一応僕は正社員ではありますが、大不況が訪れた時には正社員とはいえ安泰な身分ではないということは、歴史が証明しています(2008年リーマンショック)。
今後も引き続きIT業界で生き残るにはどうすればいいのか、現在模索中ですが、僕的にその1つの解は「IoT技術を学ぶこと」だと考えています。
自分の軸を拡大させる
コロナショック後の混迷の時代をどう生き延びるか。この類の悩みを抱えているのはもちろん僕だけではなく、この御時世、みんな多かれ少なかれ思うところがあるかと思います。
上の記事を書いたブロガーのゆきにー (id:yuki_2021)さんは、副業に活路を見出したいとのこと。それも1つの考えだと思います。
- 副業に挑戦するのか
- 本業に精を出してスキルアップを図るのか
- 現在とは全く異なる業界に飛び込むべく準備をするのか
各人の抱える状況やスキルセット、預金残高などによってこのあたりの対応は千差万別になることでしょう。
僕は他業界にエイヤッと飛び込むような器用さや勇気は持ち合わせていないし、副業も一応やってはいますがまとまった額を稼げる見通しがなかなか立たないので、基本的には現在の本業を軸にするつもりです。
僕が今までに経験したことのある業務は、
- リアルタイムOSを製品に合わせてカスタマイズ
- 各種センサーを制御するソフトウェアの開発
- 車載ネットワーク(CANやMOSTなど)周りの開発
などなど。組み込み系と呼ばれるシステム開発の中でも比較的下回り(ハードウェアに近い部分)の開発経験が主です。最近流行りのPythonを用いたディープラーニングなども少しだけかじったことがありますが、業務経験と呼べるほどではありません。
これら経験を元に、スキルを同心円状に拡大させていこうと考えています。
今後はますますスマートファクトリーの重要性が増すはず
では具体的にどんなスキルを身につけるべきか。
これからの時代を生き残ることを考えるなら、当然これからの時代に需要が伸びる分野である必要があります。

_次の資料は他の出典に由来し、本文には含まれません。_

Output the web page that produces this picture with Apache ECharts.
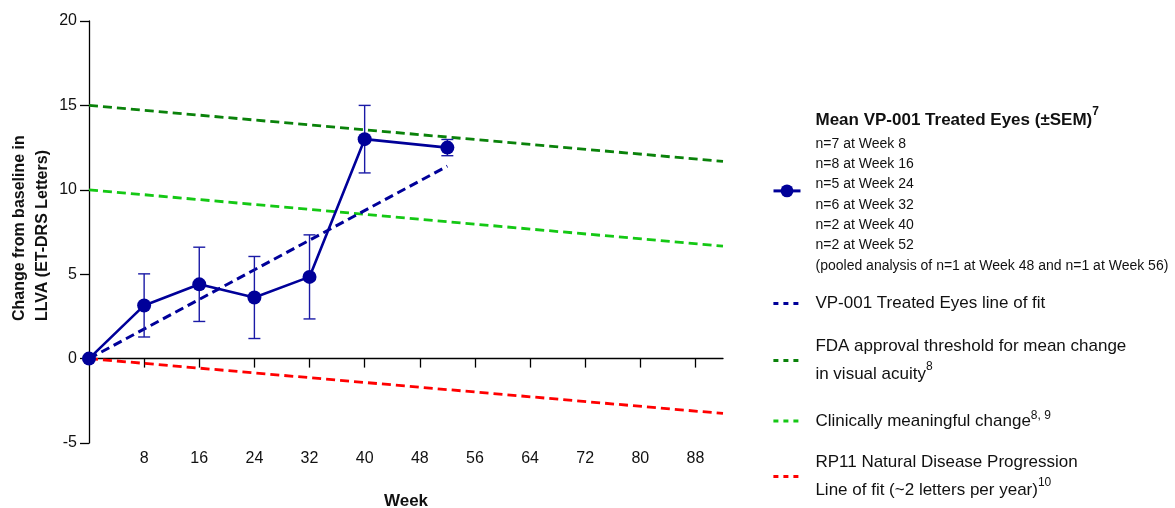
<!DOCTYPE html>
<html><head><meta charset="utf-8">
<script src="https://cdn.jsdelivr.net/npm/echarts@6/dist/echarts.min.js"></script>
<style>html,body{margin:0;padding:0;background:#fff}#c{width:1175px;height:508px}</style>
</head><body><div id="c"></div>
<script>
// ---- data ----
const weeks = [0, 8, 16, 24, 32, 40, 52];
const meanChange = [0, 3.15, 4.4, 3.62, 4.84, 13.0, 12.5];
const sem = [0, 1.87, 2.2, 2.43, 2.49, 2.0, 0.48];
const fitWeeks = [0, 52];
const fitValues = [0, 11.4];
const refWeeks = [0, 92];
const fdaThreshold = [15, 11.68];
const clinicalChange = [10, 6.66];
const naturalProgression = [0, -3.25];
const xTickValues = [8, 16, 24, 32, 40, 48, 56, 64, 72, 80, 88];
const yMin = -5, yMax = 20, yStep = 5;
const xMin = 0, xMax = 92;
const seriesNames = ['Mean VP-001 Treated Eyes (±SEM)', 'VP-001 Treated Eyes line of fit',
  'FDA approval threshold for mean change in visual acuity', 'Clinically meaningful change',
  'RP11 Natural Disease Progression Line of fit (~2 letters per year)'];
const nLines = ['n=7 at Week 8', 'n=8 at Week 16', 'n=5 at Week 24', 'n=6 at Week 32',
  'n=2 at Week 40', 'n=2 at Week 52', '(pooled analysis of n=1 at Week 48 and n=1 at Week 56)'];
const yTitleLines = ['Change from baseline in', 'LLVA (ET-DRS Letters)'];
const xTitle = 'Week';

// ---- styles ----
const FONT = 'Liberation Sans, Arial, sans-serif';
const TXT = '#111';
const C_MEAN = '#000099', C_ERR = '#1a1aa6', C_FDA = '#0a820a', C_CLIN = '#14c814', C_RED = '#ff0000';

const pair = (xs, ys) => xs.map((x, i) => [x, ys[i]]);
const errData = weeks.map((w, i) => [w, meanChange[i] - sem[i], meanChange[i] + sem[i]]).filter((d, i) => sem[i] > 0);

const chart = echarts.init(document.getElementById('c'), null, {renderer: 'canvas'});

const richStyles = {
  t: {fontFamily: FONT, fontSize: 17, fontWeight: 'bold', color: TXT, lineHeight: 27.7},
  ts: {fontFamily: FONT, fontSize: 12, fontWeight: 'bold', color: TXT, lineHeight: 19, verticalAlign: 'top'},
  n: {fontFamily: FONT, fontSize: 14, color: TXT, lineHeight: 20.3},
  m: {fontFamily: FONT, fontSize: 17, color: TXT, lineHeight: 28},
  m1: {fontFamily: FONT, fontSize: 17, color: TXT, lineHeight: 22},
  s: {fontFamily: FONT, fontSize: 12, color: TXT, lineHeight: 20, verticalAlign: 'top'},
  s1: {fontFamily: FONT, fontSize: 12, color: TXT, lineHeight: 15, verticalAlign: 'top'}
};

const mkLegend = (idx, top, formatter, dashed) => ({
  orient: 'vertical', left: 772, top, padding: 0,
  itemWidth: 27, itemHeight: dashed ? 14 : 16,
  selectedMode: false,
  data: [seriesNames[idx]],
  formatter,
  itemStyle: dashed ? {color: 'rgba(0,0,0,0)', borderColor: 'rgba(0,0,0,0)', borderWidth: 0} : {},
  lineStyle: dashed ? {type: [5, 5], width: 2.8} : {width: 3},
  textStyle: {fontFamily: FONT, color: TXT, padding: [0, 0, 0, 10], rich: richStyles}
});

const legends = [
  mkLegend(0, 106, () => '{t|Mean VP-001 Treated Eyes (±SEM)}{ts|7}\n' + nLines.map(l => '{n|' + l + '}').join('\n'), false),
  mkLegend(1, 295, () => '{m1|VP-001 Treated Eyes line of fit}', true),
  mkLegend(2, 338, () => '{m|FDA approval threshold for mean change}\n{m|in visual acuity}{s|8}', true),
  mkLegend(3, 410, () => '{m1|Clinically meaningful change}{s1|8, 9}', true),
  mkLegend(4, 454, () => '{m|RP11 Natural Disease Progression}\n{m|Line of fit (~2 letters per year)}{s|10}', true)
];

const dashLine = (name, data, color, width, z) => ({
  name, type: 'line', xAxisIndex: 0, yAxisIndex: 0, data, symbol: 'none', z,
  lineStyle: {color, width, type: [9, 5], cap: 'butt'}, itemStyle: {color},
  silent: true, animation: false
});

const option = {
  animation: false,
  backgroundColor: '#fff',
  textStyle: {fontFamily: FONT},
  grid: {left: 89, top: 21, width: 634, height: 422, containLabel: false, outerBoundsMode: 'none'},
  legend: legends,
  xAxis: [
    {
      type: 'value', min: xMin, max: xMax, interval: 8, position: 'bottom',
      axisLine: {show: true, onZero: true, lineStyle: {color: '#000', width: 1.3}},
      axisTick: {show: true, length: 9, customValues: xTickValues, lineStyle: {color: '#000', width: 1.3}},
      axisLabel: {show: false},
      splitLine: {show: false}
    },
    {
      type: 'value', min: xMin, max: xMax, interval: 8, position: 'bottom',
      axisLine: {show: false, onZero: false},
      axisTick: {show: false},
      axisLabel: {show: true, customValues: xTickValues, fontSize: 16, color: TXT, fontFamily: FONT, margin: 8},
      splitLine: {show: false},
      name: xTitle, nameLocation: 'middle', nameGap: 50,
      nameTextStyle: {fontSize: 17, fontWeight: 'bold', color: TXT, fontFamily: FONT}
    }
  ],
  yAxis: {
    type: 'value', min: yMin, max: yMax, interval: yStep,
    axisLine: {show: true, onZero: false, lineStyle: {color: '#000', width: 1.3}},
    axisTick: {show: true, length: 9, lineStyle: {color: '#000', width: 1.3}},
    axisLabel: {fontSize: 16, color: TXT, fontFamily: FONT, margin: 12},
    splitLine: {show: false}
  },
  graphic: [{
    type: 'text', x: 8, y: 321, rotation: Math.PI / 2, silent: true,
    style: {text: yTitleLines.join('\n'), font: 'bold 16px ' + FONT, fill: TXT,
      align: 'left', verticalAlign: 'top', lineHeight: 23}
  }],
  series: [
    dashLine(seriesNames[2], pair(refWeeks, fdaThreshold), C_FDA, 2.8, 2),
    dashLine(seriesNames[3], pair(refWeeks, clinicalChange), C_CLIN, 2.8, 2),
    dashLine(seriesNames[4], pair(refWeeks, naturalProgression), C_RED, 2.8, 2),
    dashLine(seriesNames[1], pair(fitWeeks, fitValues), C_MEAN, 3, 3),
    {
      name: 'sem', type: 'custom', xAxisIndex: 0, yAxisIndex: 0, z: 4, silent: true,
      data: errData,
      renderItem: (params, api) => {
        const x = api.value(0), lo = api.value(1), hi = api.value(2);
        const a = api.coord([x, hi]), b = api.coord([x, lo]);
        const hw = 6;
        const st = {stroke: C_ERR, lineWidth: 1.4};
        return {type: 'group', children: [
          {type: 'line', shape: {x1: a[0], y1: a[1], x2: b[0], y2: b[1]}, style: st},
          {type: 'line', shape: {x1: a[0] - hw, y1: a[1], x2: a[0] + hw, y2: a[1]}, style: st},
          {type: 'line', shape: {x1: b[0] - hw, y1: b[1], x2: b[0] + hw, y2: b[1]}, style: st}
        ]};
      }
    },
    {
      name: seriesNames[0], type: 'line', xAxisIndex: 0, yAxisIndex: 0, z: 5,
      data: pair(weeks, meanChange), symbol: 'circle', symbolSize: 14,
      lineStyle: {color: C_MEAN, width: 2.6}, itemStyle: {color: C_MEAN},
      silent: true
    }
  ]
};
chart.setOption(option);
</script>
</body></html>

いくつか考えられますが、そのうちの1つは「スマートファクトリー」ではないでしょうか?
センサや設備を含めた工場内のあらゆる機器をインターネットに接続 (IoT:Internet of things) し、品質・状態などの様々な情報を「見える化」し、情報間の「因果関係の明確化」を実現し、設備同士 (M2M:Machine to Machine) ないし設備と人が協調して動作する (Cyber-Physical System) ことにより実現する。
新型コロナ感染リスク回避のためにいろんな業種や職種でリモートワークの流れが加速していますが、なかなか対応できていない仕事も多いです。工場作業もその例に漏れず、工場で働いている友人はリスクを承知で出勤せざるを得ないと嘆いています。

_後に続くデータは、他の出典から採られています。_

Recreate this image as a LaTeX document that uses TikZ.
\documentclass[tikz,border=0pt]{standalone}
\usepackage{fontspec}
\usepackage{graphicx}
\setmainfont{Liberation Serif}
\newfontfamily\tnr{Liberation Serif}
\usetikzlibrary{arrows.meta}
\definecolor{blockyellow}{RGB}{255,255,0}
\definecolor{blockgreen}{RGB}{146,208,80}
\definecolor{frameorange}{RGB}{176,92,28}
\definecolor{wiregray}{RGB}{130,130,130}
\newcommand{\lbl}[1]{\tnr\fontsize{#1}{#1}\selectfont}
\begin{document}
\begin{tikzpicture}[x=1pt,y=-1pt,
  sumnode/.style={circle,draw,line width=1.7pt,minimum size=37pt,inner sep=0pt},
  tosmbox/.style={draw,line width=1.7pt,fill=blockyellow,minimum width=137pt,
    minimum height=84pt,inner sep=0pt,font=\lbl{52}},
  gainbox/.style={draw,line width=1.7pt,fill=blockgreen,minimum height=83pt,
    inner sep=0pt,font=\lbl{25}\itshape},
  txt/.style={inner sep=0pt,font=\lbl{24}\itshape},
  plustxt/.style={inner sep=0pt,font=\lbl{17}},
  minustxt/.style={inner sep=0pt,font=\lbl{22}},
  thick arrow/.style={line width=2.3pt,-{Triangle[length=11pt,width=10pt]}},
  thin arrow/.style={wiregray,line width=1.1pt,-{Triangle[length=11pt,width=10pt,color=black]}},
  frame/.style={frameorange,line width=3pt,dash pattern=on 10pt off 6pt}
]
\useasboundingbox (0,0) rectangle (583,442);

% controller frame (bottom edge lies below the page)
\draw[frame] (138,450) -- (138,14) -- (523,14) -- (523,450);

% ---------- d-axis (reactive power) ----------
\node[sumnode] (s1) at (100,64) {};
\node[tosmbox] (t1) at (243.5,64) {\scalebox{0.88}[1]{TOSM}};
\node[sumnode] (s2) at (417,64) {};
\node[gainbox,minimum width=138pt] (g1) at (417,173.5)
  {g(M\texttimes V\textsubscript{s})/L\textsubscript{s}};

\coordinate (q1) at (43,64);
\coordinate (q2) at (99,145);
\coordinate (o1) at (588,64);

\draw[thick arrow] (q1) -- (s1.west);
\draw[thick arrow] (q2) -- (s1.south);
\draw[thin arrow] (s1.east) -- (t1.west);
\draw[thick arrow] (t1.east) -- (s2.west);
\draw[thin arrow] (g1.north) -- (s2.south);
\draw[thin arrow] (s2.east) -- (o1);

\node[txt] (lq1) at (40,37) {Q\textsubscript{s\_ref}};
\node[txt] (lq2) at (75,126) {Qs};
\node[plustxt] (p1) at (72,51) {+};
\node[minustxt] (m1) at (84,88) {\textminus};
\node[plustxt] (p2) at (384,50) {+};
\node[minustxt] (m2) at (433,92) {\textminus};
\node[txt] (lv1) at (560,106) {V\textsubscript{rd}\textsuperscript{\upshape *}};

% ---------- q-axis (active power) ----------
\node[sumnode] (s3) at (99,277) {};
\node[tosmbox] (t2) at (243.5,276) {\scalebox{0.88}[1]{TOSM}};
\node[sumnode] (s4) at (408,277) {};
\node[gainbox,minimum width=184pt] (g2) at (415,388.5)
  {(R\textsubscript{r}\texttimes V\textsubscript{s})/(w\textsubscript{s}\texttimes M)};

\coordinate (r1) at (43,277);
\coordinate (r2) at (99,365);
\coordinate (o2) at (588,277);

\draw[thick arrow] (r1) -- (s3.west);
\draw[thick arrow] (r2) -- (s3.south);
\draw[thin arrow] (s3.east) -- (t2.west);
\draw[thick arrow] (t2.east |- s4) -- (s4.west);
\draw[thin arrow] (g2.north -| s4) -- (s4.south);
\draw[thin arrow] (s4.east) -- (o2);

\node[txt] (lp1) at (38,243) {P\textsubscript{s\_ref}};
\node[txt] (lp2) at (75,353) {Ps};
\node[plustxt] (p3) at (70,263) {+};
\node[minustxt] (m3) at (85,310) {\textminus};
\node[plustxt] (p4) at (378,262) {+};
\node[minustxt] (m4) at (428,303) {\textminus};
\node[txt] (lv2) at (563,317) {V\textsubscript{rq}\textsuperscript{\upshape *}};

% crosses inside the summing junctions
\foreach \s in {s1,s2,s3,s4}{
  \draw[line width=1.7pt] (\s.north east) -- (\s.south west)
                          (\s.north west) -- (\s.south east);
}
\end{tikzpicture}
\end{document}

スマートファクトリーの普及によって工場内の機器がインターネットにつながれば、すべてではないにしろ、現場まで出向かなくてもできる仕事が増えていくはずです。
単に生産性を上げるだけではなく、従業員の健康を守るためにもスマートファクトリー化の流れはマスト。であれば、スマートファクトリーを実現する中核技術であるIoT技術の需要が今後ますます高まるはず。この周辺のスキルを押さえておくべきではないかと思います。
IoT化に必要なセンサー制御は僕が得意としている分野でもあり、現在のスキルセットと相性も良いので狙い目かなと。
IoTを基礎から学び直す
この記事タイトルでは偉そうに「IoT技術を学ぶべし!」なんて書いてますが、僕はIoTは決して詳しいほうではありません。
一応スマートファクトリー関連でIoT機能を備えた工作機械の開発に携わったことはありますが、わからないことを都度調べながらのツギハギ作業(笑)だったため、体系的に学んだことが無いのです。
そこで、おさらいの意味も含めて基礎から学び直そうと、下記書籍を買ってみました。
上記書籍は、
- IoTを取り巻く動向
- IoTの活用例
といった基礎的知識から始まり、
- センサーやデバイス制御をする上で必須となる電子部品の知識
- ネットワーク規格
- IoTシステムを陰で支えるバックエンド(サーバ側)
- 実際にIoTを活用するためのアプリケーション
- IoT普及と切っても切れないセキュリティの問題
などの技術情報が広く(その分やや浅く)網羅されています。
この本を読むだけでいきなりIoT開発の最前線でバリバリ働けるようになる!・・・ようにはならないとは思いますが、IoT技術者になる上でどのような知識・技術が必要になるのか、道しるべとなる最初の一冊としては悪くないですね。
後半はRaspberry Pi*1を使用した実践例も書かれているため、ふわっとした理解で終わらずに『モノ』をイメージしやすい構成になっているのも高評価です。